> **Problem**
Give back, exactly as written, the lines from the beginning of the listing through the one that contains "import plotly.graph_objects as go".

> **Input rows**
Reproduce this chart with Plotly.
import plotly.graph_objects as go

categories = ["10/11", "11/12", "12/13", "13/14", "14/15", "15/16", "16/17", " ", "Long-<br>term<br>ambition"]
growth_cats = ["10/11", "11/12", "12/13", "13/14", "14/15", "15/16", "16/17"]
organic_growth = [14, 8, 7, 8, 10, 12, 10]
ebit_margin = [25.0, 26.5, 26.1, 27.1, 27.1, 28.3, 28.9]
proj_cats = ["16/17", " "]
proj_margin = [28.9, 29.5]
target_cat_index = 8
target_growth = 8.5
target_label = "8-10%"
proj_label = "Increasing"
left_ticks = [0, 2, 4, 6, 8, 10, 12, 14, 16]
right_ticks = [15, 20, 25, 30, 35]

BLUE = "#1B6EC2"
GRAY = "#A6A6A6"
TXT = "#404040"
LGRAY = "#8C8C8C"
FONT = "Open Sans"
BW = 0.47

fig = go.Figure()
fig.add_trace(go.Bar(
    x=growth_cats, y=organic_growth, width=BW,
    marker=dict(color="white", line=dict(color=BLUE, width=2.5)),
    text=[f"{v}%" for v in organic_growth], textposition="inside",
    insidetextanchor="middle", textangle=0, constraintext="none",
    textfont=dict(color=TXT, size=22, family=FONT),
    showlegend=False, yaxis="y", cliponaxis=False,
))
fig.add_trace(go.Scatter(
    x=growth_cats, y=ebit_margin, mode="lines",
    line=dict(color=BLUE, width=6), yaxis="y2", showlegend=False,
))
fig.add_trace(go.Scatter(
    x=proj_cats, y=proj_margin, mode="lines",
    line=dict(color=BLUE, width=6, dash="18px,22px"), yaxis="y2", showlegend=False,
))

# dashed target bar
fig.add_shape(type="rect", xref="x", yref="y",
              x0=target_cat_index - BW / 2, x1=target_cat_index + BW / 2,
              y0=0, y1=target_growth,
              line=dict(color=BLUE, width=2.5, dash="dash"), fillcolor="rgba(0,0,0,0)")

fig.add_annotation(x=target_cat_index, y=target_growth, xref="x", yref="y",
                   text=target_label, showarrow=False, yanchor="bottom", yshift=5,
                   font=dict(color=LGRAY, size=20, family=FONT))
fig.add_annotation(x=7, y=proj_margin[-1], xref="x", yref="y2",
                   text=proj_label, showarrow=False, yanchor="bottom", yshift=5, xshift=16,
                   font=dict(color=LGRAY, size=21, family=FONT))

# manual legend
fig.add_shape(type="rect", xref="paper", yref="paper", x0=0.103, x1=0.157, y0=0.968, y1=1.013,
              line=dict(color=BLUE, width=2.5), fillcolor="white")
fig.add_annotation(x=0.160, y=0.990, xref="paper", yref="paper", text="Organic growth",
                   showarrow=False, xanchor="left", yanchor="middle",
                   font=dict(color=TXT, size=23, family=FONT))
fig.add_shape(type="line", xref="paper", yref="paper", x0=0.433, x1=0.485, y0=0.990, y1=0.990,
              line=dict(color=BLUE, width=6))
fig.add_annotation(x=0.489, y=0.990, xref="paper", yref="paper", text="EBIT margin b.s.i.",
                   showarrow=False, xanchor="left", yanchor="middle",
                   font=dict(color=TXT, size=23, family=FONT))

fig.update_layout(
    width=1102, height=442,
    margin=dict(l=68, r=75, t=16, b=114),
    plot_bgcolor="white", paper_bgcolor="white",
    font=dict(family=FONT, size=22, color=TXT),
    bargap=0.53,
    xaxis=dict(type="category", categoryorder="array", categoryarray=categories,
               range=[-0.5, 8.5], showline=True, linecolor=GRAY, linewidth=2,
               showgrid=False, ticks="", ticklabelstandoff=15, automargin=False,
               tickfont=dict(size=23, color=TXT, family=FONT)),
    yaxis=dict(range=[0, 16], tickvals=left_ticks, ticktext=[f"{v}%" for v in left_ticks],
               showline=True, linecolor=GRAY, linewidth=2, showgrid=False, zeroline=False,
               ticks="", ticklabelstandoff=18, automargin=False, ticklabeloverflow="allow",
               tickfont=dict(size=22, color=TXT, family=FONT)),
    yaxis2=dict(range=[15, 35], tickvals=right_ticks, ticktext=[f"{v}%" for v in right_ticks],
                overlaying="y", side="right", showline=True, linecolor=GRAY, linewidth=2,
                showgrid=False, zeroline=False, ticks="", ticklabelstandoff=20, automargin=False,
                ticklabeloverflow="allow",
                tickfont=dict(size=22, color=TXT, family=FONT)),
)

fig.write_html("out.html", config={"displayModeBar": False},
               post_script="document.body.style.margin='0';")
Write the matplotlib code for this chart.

> **Reply**
Reproduce this chart with Plotly.
import plotly.graph_objects as go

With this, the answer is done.